Report shows that of those with medical debt, 73% owe some or all to hospitals
A report from the Urban Institute and the Robert Wood Johnson Foundation found that much of the nation’s past-due medical debt is owed to hospitals. According to the report, more than 15% of nonelderly adults in the United States reported past-due medical debt, with 73% owing some or all of that to hospitals.
Among adults who report owing past-due medical debt, 27.9% said they owe all of it to hospitals, while 45.1% own their debt to hospitals and other providers. As for the size of the debt, most adults with past-due medical debt owed at least $1,000, and more than one in five owed at least $5,000. Adults with past-due hospital bills were more likely to have much higher total amounts of medical debt than those with only debt from non-hospital providers, according to the study.

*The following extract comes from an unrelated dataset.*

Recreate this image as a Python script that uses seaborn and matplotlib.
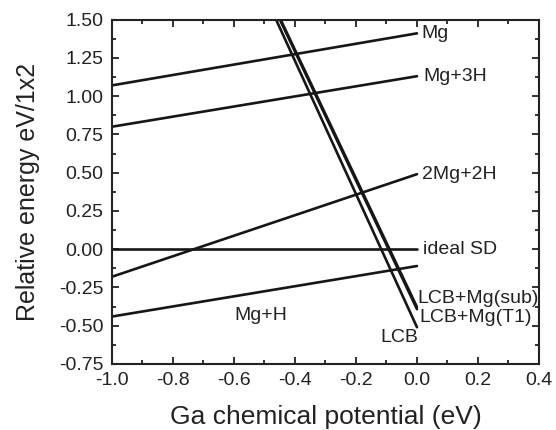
import matplotlib
matplotlib.use("Agg")
import matplotlib.pyplot as plt
import seaborn as sns
import pandas as pd
from matplotlib.ticker import MultipleLocator

# ---- data ----
flat_x = [-1.0, 0.0]
mg_y = [1.07, 1.41]
mg3h_y = [0.80, 1.13]
mg2h2_y = [-0.18, 0.49]
ideal_y = [0.0, 0.0]
mgh_y = [-0.44, -0.11]

lcb_x = [-0.5, 0.0]
lcb_y = [1.665, -0.51]
lcb_t1_y = [1.712, -0.392]
lcb_sub_y = [1.722, -0.378]

series = {
    "Mg": (flat_x, mg_y),
    "Mg+3H": (flat_x, mg3h_y),
    "2Mg+2H": (flat_x, mg2h2_y),
    "ideal SD": (flat_x, ideal_y),
    "Mg+H": (flat_x, mgh_y),
    "LCB": (lcb_x, lcb_y),
    "LCB+Mg(T1)": (lcb_x, lcb_t1_y),
    "LCB+Mg(sub)": (lcb_x, lcb_sub_y),
}

x_ticks = [-1.0, -0.8, -0.6, -0.4, -0.2, 0.0, 0.2, 0.4]
y_ticks = [-0.75, -0.50, -0.25, 0.00, 0.25, 0.50, 0.75, 1.00, 1.25, 1.50]

sns.set_style("ticks")
plt.rcParams['font.family'] = ['Liberation Sans', 'DejaVu Sans']

fig = plt.figure(figsize=(5.56, 4.30), dpi=100)
ax = fig.add_axes([0.2014, 0.1535, 0.768, 0.801])

for name, (xs, ys) in series.items():
    df = pd.DataFrame({"x": xs, "y": ys})
    sns.lineplot(data=df, x="x", y="y", ax=ax, color="#161616", linewidth=1.9,
                 sort=False, estimator=None)

ax.set_xlim(-1.0, 0.4)
ax.set_ylim(-0.75, 1.5)
ax.set_xticks(x_ticks)
ax.set_yticks(y_ticks)
ax.set_xticklabels([f"{v:.1f}" for v in x_ticks])
ax.set_yticklabels([f"{v:.2f}" for v in y_ticks])
ax.xaxis.set_minor_locator(MultipleLocator(0.1))
ax.yaxis.set_minor_locator(MultipleLocator(0.125))
ax.tick_params(which="both", direction="in", top=True, right=True,
               color="#222222", width=1.3)
ax.tick_params(which="major", length=5, labelsize=14, pad=6, colors="#222222")
ax.tick_params(which="minor", length=3)
for s in ax.spines.values():
    s.set_linewidth(1.5)
    s.set_color("#222222")

ax.set_xlabel("Ga chemical potential (eV)", fontsize=19, labelpad=11, color="#222222")
ax.set_ylabel("Relative energy eV/1x2", fontsize=18, labelpad=14, color="#222222")

fs = 14
tc = "#222222"
ax.text(0.016, 1.41, "Mg", fontsize=fs, va="center", ha="left", color=tc)
ax.text(0.02, 1.13, "Mg+3H", fontsize=fs, va="center", ha="left", color=tc)
ax.text(0.016, 0.49, "2Mg+2H", fontsize=fs, va="center", ha="left", color=tc)
ax.text(0.02, 0.0, "ideal SD", fontsize=fs, va="center", ha="left", color=tc)
ax.text(0.0, -0.32, "LCB+Mg(sub)", fontsize=fs, va="center", ha="left", color=tc)
ax.text(0.008, -0.445, "LCB+Mg(T1)", fontsize=fs, va="center", ha="left", color=tc)
ax.text(0.005, -0.58, "LCB", fontsize=fs, va="center", ha="right", color=tc)
ax.text(-0.60, -0.43, "Mg+H", fontsize=fs, va="center", ha="left", color=tc)

fig.savefig("out.png", dpi=100)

The majority of adults – 60.9% - with past-due hospital bills reported they have been contacted by a collection agency, and individuals with past-due hospital bills with income below 250% of the federal poverty level were no more likely to avoid being referred to collection or receive discounted care when compared to high-income earners, according to the report.
“These findings highlight the persistent challenge of medical debt in America, and the role of hospitals as a key source of that debt,” said Michael Karpman, Urban Institute principal research associate, in a statement. “Understanding the experiences of people with past-due medical bills can inform discussions around new consumer protections to alleviate debt burdens.”
“High rates of medical debt underscore the challenges millions of families and adults—especially families and adults struggling to make ends meet—face trying to pay their medical bills,” said Gina R. Hijjawi, senior program officer at the Robert Wood Johnson Foundation, in a statement. “We see that individuals with disabilities, and Black and Latino adults are disproportionately represented among adults carrying past-due medical debt. Consumers need standards in place that protect them from undue medical debt and help them obtain affordable care.”
The study was based on analysis of data from the June 2022 round of the Urban Institute’s Health Reform Monitoring Survey, a nationally representative survey of adults ages 18 to 64.
According to the researchers, medical debt disproportionately affects underserved populations, such as individuals with incomes below 250% of the federal poverty level. Current federal regulation of hospital payment assistance and debt collection practices stipulate that nonprofit hospitals—which account for nearly 60% of U.S. hospitals—must provide charity care and other community benefits to maintain tax-exempt status. However, these hospitals determine their own charity care eligibility criteria, and financial assistance policies are often difficult to find and understand. Additionally, for-profit hospitals are exempt from these consumer protections.